[Start of DATA EXTRACT]

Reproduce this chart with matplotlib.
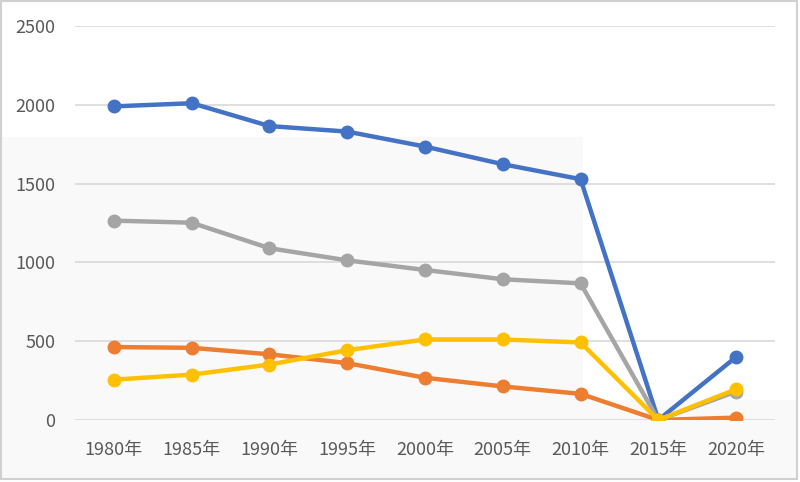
import matplotlib
matplotlib.use("Agg")
import matplotlib.pyplot as plt
from matplotlib.patches import Rectangle

plt.rcParams['font.family'] = ['Noto Sans CJK JP', 'DejaVu Sans']

categories = ["1980年", "1985年", "1990年", "1995年", "2000年", "2005年", "2010年", "2015年", "2020年"]
series_blue = [1990, 2010, 1865, 1830, 1735, 1623, 1528, 0, 400]
series_orange = [463, 458, 417, 361, 268, 213, 166, 0, 15]
series_gray = [1265, 1252, 1090, 1013, 952, 893, 867, 0, 180]
series_yellow = [256, 288, 352, 443, 511, 511, 492, 0, 195]
y_ticks = [0, 500, 1000, 1500, 2000, 2500]

W, H = 800, 482
fig = plt.figure(figsize=(W / 100, H / 100), dpi=100)
fig.patch.set_facecolor("white")

def px_rect(x0, y0, x1, y1, **kw):
    r = Rectangle((x0 / W, 1 - y1 / H), (x1 - x0) / W, (y1 - y0) / H,
                  transform=fig.transFigure, **kw)
    fig.patches.append(r)

# faint off-white background regions from the screenshot
px_rect(0, 137, 583, 400, facecolor="#f9f9f9", edgecolor="none", zorder=-2)
px_rect(0, 400, 797, 478, facecolor="#f9f9f9", edgecolor="none", zorder=-2)
# outer border
px_rect(1, 1, 797, 479, facecolor="none", edgecolor="#d0d0d0", linewidth=1.5, zorder=-1)

ax = fig.add_axes([75 / W, 1 - 420 / H, 700 / W, 394 / H])
ax.set_facecolor("none")
ax.set_zorder(1)

x = list(range(len(categories)))
lw = 3.2
ms = 9
for vals, col in [(series_blue, "#4472C4"), (series_orange, "#ED7D31"),
                  (series_gray, "#A5A5A5"), (series_yellow, "#FFC000")]:
    ax.plot(x, vals, color=col, linewidth=lw, marker="o", markersize=ms,
            markeredgecolor=col, markerfacecolor=col, solid_capstyle="round",
            zorder=3)

ax.set_xlim(-0.5, len(categories) - 0.5)
ax.set_ylim(0, 2500)
ax.set_yticks(y_ticks)
ax.set_yticklabels([str(v) for v in y_ticks])
ax.set_xticks(x)
ax.set_xticklabels(categories)
ax.grid(axis="y", color="#d9d9d9", linewidth=1.2, zorder=1)
ax.set_axisbelow(True)
for s in ax.spines.values():
    s.set_visible(False)
ax.tick_params(axis="both", length=0, labelsize=13, labelcolor="#595959")
ax.tick_params(axis="y", pad=14)
ax.tick_params(axis="x", pad=15)

fig.savefig("out.png", dpi=100)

[End of DATA EXTRACT]

TASK TO CARRY OUT :: Copy exactly the lines running from the beginning of the listing through the line that has "ax.set_zorder(1)". Drop the pictures.

EXERCISE RESPONSE ::
Reproduce this chart with matplotlib.
import matplotlib
matplotlib.use("Agg")
import matplotlib.pyplot as plt
from matplotlib.patches import Rectangle

plt.rcParams['font.family'] = ['Noto Sans CJK JP', 'DejaVu Sans']

categories = ["1980年", "1985年", "1990年", "1995年", "2000年", "2005年", "2010年", "2015年", "2020年"]
series_blue = [1990, 2010, 1865, 1830, 1735, 1623, 1528, 0, 400]
series_orange = [463, 458, 417, 361, 268, 213, 166, 0, 15]
series_gray = [1265, 1252, 1090, 1013, 952, 893, 867, 0, 180]
series_yellow = [256, 288, 352, 443, 511, 511, 492, 0, 195]
y_ticks = [0, 500, 1000, 1500, 2000, 2500]

W, H = 800, 482
fig = plt.figure(figsize=(W / 100, H / 100), dpi=100)
fig.patch.set_facecolor("white")

def px_rect(x0, y0, x1, y1, **kw):
    r = Rectangle((x0 / W, 1 - y1 / H), (x1 - x0) / W, (y1 - y0) / H,
                  transform=fig.transFigure, **kw)
    fig.patches.append(r)

# faint off-white background regions from the screenshot
px_rect(0, 137, 583, 400, facecolor="#f9f9f9", edgecolor="none", zorder=-2)
px_rect(0, 400, 797, 478, facecolor="#f9f9f9", edgecolor="none", zorder=-2)
# outer border
px_rect(1, 1, 797, 479, facecolor="none", edgecolor="#d0d0d0", linewidth=1.5, zorder=-1)

ax = fig.add_axes([75 / W, 1 - 420 / H, 700 / W, 394 / H])
ax.set_facecolor("none")
ax.set_zorder(1)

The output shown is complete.